▸ Exercise directions
Note each line that includes the word "image". Copy those lines.

· · · ·

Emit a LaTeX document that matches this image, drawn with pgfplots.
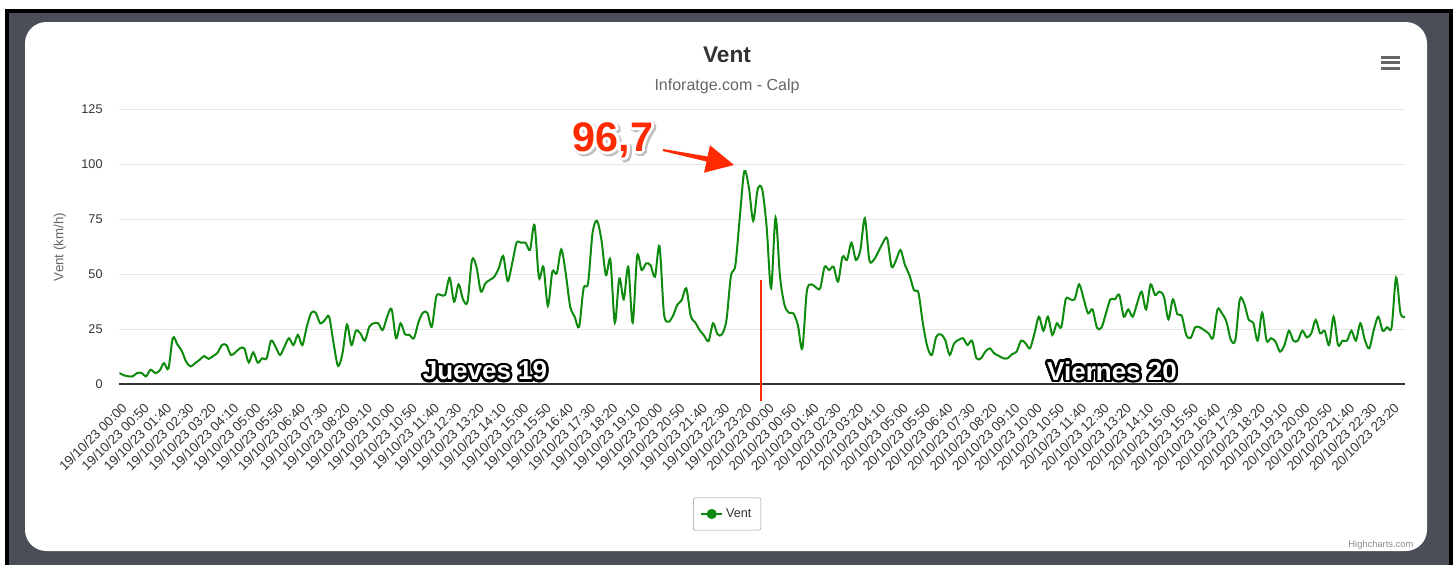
\documentclass[border=0pt]{standalone}
\usepackage{pgfplots}
\pgfplotsset{compat=1.18}
\usepackage{fontspec}
\setmainfont{Liberation Sans}
\definecolor{frame}{HTML}{4A4E57}
\definecolor{vgreen}{HTML}{0E8A0E}
\definecolor{txt}{HTML}{333333}
\definecolor{sub}{HTML}{666666}
\definecolor{gridc}{HTML}{E6E6E6}
\definecolor{annred}{HTML}{FF2A00}
\begin{document}
\begin{tikzpicture}
\begin{scope}[x=0.75pt,y=-0.75pt]
\useasboundingbox (0,0) rectangle (1453,565);
\fill[white] (0,0) rectangle (1453,565);
\fill[black] (5,9) rectangle (1453,565);
\fill[frame] (9,13) rectangle (1449,565);
\fill[white,rounded corners=16pt] (25,22) rectangle (1427,551);
\end{scope}
\begin{axis}[
  at={(89.475pt,-288pt)}, anchor=south west,
  scale only axis, width=964.275pt, height=206.25pt,
  xmin=0, xmax=288, ymin=0, ymax=125,
  axis x line*=bottom, axis y line*=left,
  y axis line style={draw=none},
  x axis line style={-, draw=black!80, line width=0.9pt},
  xtick style={draw=none}, ytick style={draw=none},
  ymajorgrids, grid style={gridc, line width=0.75pt},
  ytick={0,25,...,125},
  /pgf/number format/assume math mode=true,
  yticklabel style={font=\fontsize{9.5}{11}\selectfont, text=txt, xshift=-9pt},
  xtick={0,5,...,285},
  xticklabels={19/10/23 00:00,19/10/23 00:50,19/10/23 01:40,19/10/23 02:30,19/10/23 03:20,19/10/23 04:10,19/10/23 05:00,19/10/23 05:50,19/10/23 06:40,19/10/23 07:30,19/10/23 08:20,19/10/23 09:10,19/10/23 10:00,19/10/23 10:50,19/10/23 11:40,19/10/23 12:30,19/10/23 13:20,19/10/23 14:10,19/10/23 15:00,19/10/23 15:50,19/10/23 16:40,19/10/23 17:30,19/10/23 18:20,19/10/23 19:10,19/10/23 20:00,19/10/23 20:50,19/10/23 21:40,19/10/23 22:30,19/10/23 23:20,20/10/23 00:00,20/10/23 00:50,20/10/23 01:40,20/10/23 02:30,20/10/23 03:20,20/10/23 04:10,20/10/23 05:00,20/10/23 05:50,20/10/23 06:40,20/10/23 07:30,20/10/23 08:20,20/10/23 09:10,20/10/23 10:00,20/10/23 10:50,20/10/23 11:40,20/10/23 12:30,20/10/23 13:20,20/10/23 14:10,20/10/23 15:00,20/10/23 15:50,20/10/23 16:40,20/10/23 17:30,20/10/23 18:20,20/10/23 19:10,20/10/23 20:00,20/10/23 20:50,20/10/23 21:40,20/10/23 22:30,20/10/23 23:20},
  xticklabel style={rotate=45, anchor=east, font=\fontsize{10}{10}\selectfont, text=txt, yshift=-14pt, xshift=-8.5pt, inner sep=0pt},
  legend style={at={(0.4727,-0.4727)}, anchor=center, draw=black!40, fill=white, font=\fontsize{9.5}{11}\selectfont, text=txt, inner xsep=5pt, inner ysep=6pt, rounded corners=1pt},
  legend image code/.code={\draw[vgreen,line width=1.6pt] (0pt,0pt) -- (16pt,0pt); \fill[vgreen] (8pt,0pt) circle (3pt);},
]
\addplot[vgreen, line width=1.5pt, smooth, tension=0.5] coordinates {
(0,5) (1,4) (2,3.5) (3,3.5) (4,5) (5,5) (6,3.5) (7,6.5) (8,5) (9,6)
(10,9.5) (11,7) (12,21) (13,18) (14,15) (15,10) (16,8) (17,9.5) (18,11) (19,12.7)
(20,11.4) (21,12.7) (22,14.2) (23,17.7) (24,17.7) (25,13.2) (26,14.4) (27,16.2) (28,16.2) (29,9.8)
(30,14.4) (31,9.7) (32,11.7) (33,11.7) (34,19.7) (35,17) (36,13.2) (37,17) (38,20.8) (39,17.7)
(40,22.3) (41,17.7) (42,26) (43,32.4) (44,32.4) (45,27.6) (46,29) (47,30.6) (48,18.5) (49,8.2)
(50,14) (51,27) (52,17.7) (53,24.2) (54,23) (55,19.7) (56,26) (57,27.6) (58,27.6) (59,24.5)
(60,30.6) (61,34) (62,20.8) (63,27.6) (64,22.6) (65,22.3) (66,20.8) (67,28) (68,32.4) (69,32.4)
(70,26) (71,39.7) (72,40.5) (73,40.5) (74,48.3) (75,37.4) (76,45.3) (77,38.5) (78,37.4) (79,56.4)
(80,53.3) (81,42) (82,45.8) (83,47.3) (84,48.8) (85,52.6) (86,58.2) (87,46.8) (88,54.8) (89,64.2)
(90,64.2) (91,64.2) (92,61) (93,72.3) (94,48.3) (95,53.3) (96,35.5) (97,51) (98,50.3) (99,61.2)
(100,50.3) (101,35.2) (102,30.6) (103,26) (104,43.5) (105,45.8) (106,68.5) (107,74.2) (108,65.5) (109,49.5)
(110,56.4) (111,27.9) (112,48) (113,38.5) (114,53.3) (115,27.9) (116,58.2) (117,51.8) (118,54.8) (119,54)
(120,48.8) (121,62.7) (122,32.1) (123,28.3) (124,30.9) (125,36) (126,38.2) (127,43.5) (128,31) (129,28)
(130,24.5) (131,22) (132,19.5) (133,27.6) (134,22.6) (135,22.6) (136,29) (137,49) (138,54) (139,76)
(140,96.7) (141,89.7) (142,74.2) (143,88.5) (144,88.5) (145,71.5) (146,43.5) (147,75.6) (148,48.8) (149,36)
(150,32.4) (151,32.1) (152,26.8) (153,16.2) (154,42) (155,45.3) (156,44) (157,43.5) (158,53.3) (159,51.8)
(160,53.3) (161,46.5) (162,57.9) (163,56.4) (164,64.2) (165,56.4) (166,60.9) (167,75.3) (168,56.4) (169,56.4)
(170,60) (171,64) (172,66.2) (173,53.3) (174,56.4) (175,60.9) (176,54) (177,49.5) (178,42.7) (179,41.5)
(180,27.6) (181,17) (182,13.2) (183,21.5) (184,22.6) (185,20) (186,13.2) (187,18.5) (188,20) (189,20.8)
(190,17.7) (191,19.7) (192,11.7) (193,11.7) (194,14.7) (195,16.2) (196,13.9) (197,12.8) (198,11.7) (199,11.7)
(200,13.6) (201,14.7) (202,19.7) (203,18.5) (204,16.2) (205,23) (206,30.6) (207,24.2) (208,30.6) (209,22.3)
(210,27.6) (211,25.8) (212,38.5) (213,38.5) (214,38.5) (215,45.3) (216,38.9) (217,32.1) (218,33.9) (219,25.6)
(220,25.6) (221,32) (222,38.5) (223,38.5) (224,40.5) (225,30.6) (226,33.9) (227,30.6) (228,36.7) (229,42)
(230,33.9) (231,45.3) (232,40.5) (233,42) (234,39.7) (235,29.4) (236,38.5) (237,31.7) (238,30.9) (239,22.3)
(240,21) (241,25.8) (242,25.8) (243,24.5) (244,23) (245,21) (246,33.9) (247,32.1) (248,28.3) (249,20)
(250,20) (251,38.5) (252,36.4) (253,29.1) (254,27.9) (255,19.7) (256,32.4) (257,19.7) (258,20.8) (259,19.2)
(260,14.7) (261,17.7) (262,24.2) (263,19.7) (264,19.7) (265,24.2) (266,21.2) (267,23) (268,29.1) (269,23)
(270,24.2) (271,17.7) (272,30.6) (273,17.7) (274,19.7) (275,19.7) (276,24.2) (277,19.7) (278,27.6) (279,20)
(280,16.2) (281,24.5) (282,30.6) (283,24.2) (284,25.8) (285,25.8) (286,48.3) (287,32.1) (288,30.6)
};
\addlegendentry{Vent}
\end{axis}
\begin{scope}[x=0.75pt,y=-0.75pt]
\node[font=\fontsize{17}{20}\selectfont\bfseries, text=txt] at (727,55) {Vent};
\node[font=\fontsize{12}{14}\selectfont, text=sub] at (727,86) {Inforatge.com - Calp};
\node[rotate=90, font=\fontsize{10}{12}\selectfont, text=sub] at (60,247) {Vent (km/h)};
\fill[sub] (1381,55.5) rectangle (1400,58.5);
\fill[sub] (1381,61) rectangle (1400,64);
\fill[sub] (1381,66.5) rectangle (1400,69.5);
\node[anchor=east, font=\fontsize{7}{8}\selectfont, text=black!45] at (1418,545) {Highcharts.com};
\draw[annred, line width=0.8pt] (761,280) -- (761,401);
% outlined day labels
\foreach \a in {0,22.5,...,337.5}{
  \node[font=\fontsize{19.5}{22}\selectfont\bfseries, text=black, xshift={1.9pt*cos(\a)}, yshift={1.9pt*sin(\a)}] at (485,371) {Jueves 19};
  \node[font=\fontsize{19.5}{22}\selectfont\bfseries, text=black, xshift={1.9pt*cos(\a)}, yshift={1.9pt*sin(\a)}] at (1112,371) {Viernes 20};
}
\node[font=\fontsize{19.5}{22}\selectfont\bfseries, text=white] at (485,371) {Jueves 19};
\node[font=\fontsize{19.5}{22}\selectfont\bfseries, text=white] at (1112,371) {Viernes 20};
% 96,7 label
\foreach \a in {0,30,...,330}{
  \node[font=\fontsize{31}{34}\selectfont\bfseries, text=black!25, xshift={1.5pt+2.2pt*cos(\a)}, yshift={-1.5pt+2.2pt*sin(\a)}] at (613,140) {96,7};
}
\foreach \a in {0,30,...,330}{
  \node[font=\fontsize{31}{34}\selectfont\bfseries, text=white, xshift={2.2pt*cos(\a)}, yshift={2.2pt*sin(\a)}] at (613,140) {96,7};
}
\node[font=\fontsize{31}{34}\selectfont\bfseries, text=annred] at (613,140) {96,7};
\fill[annred] (663.2,149) -- (707.5,156.5) -- (710,145.3) -- (734,165) -- (704,172.7) -- (706.5,161.5) -- (662.8,151) -- cycle;
\end{scope}
\end{tikzpicture}
\end{document}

· · · ·

▸ Final answer
Emit a LaTeX document that matches this image, drawn with pgfplots.
  legend image code/.code={\draw[vgreen,line width=1.6pt] (0pt,0pt) -- (16pt,0pt); \fill[vgreen] (8pt,0pt) circle (3pt);},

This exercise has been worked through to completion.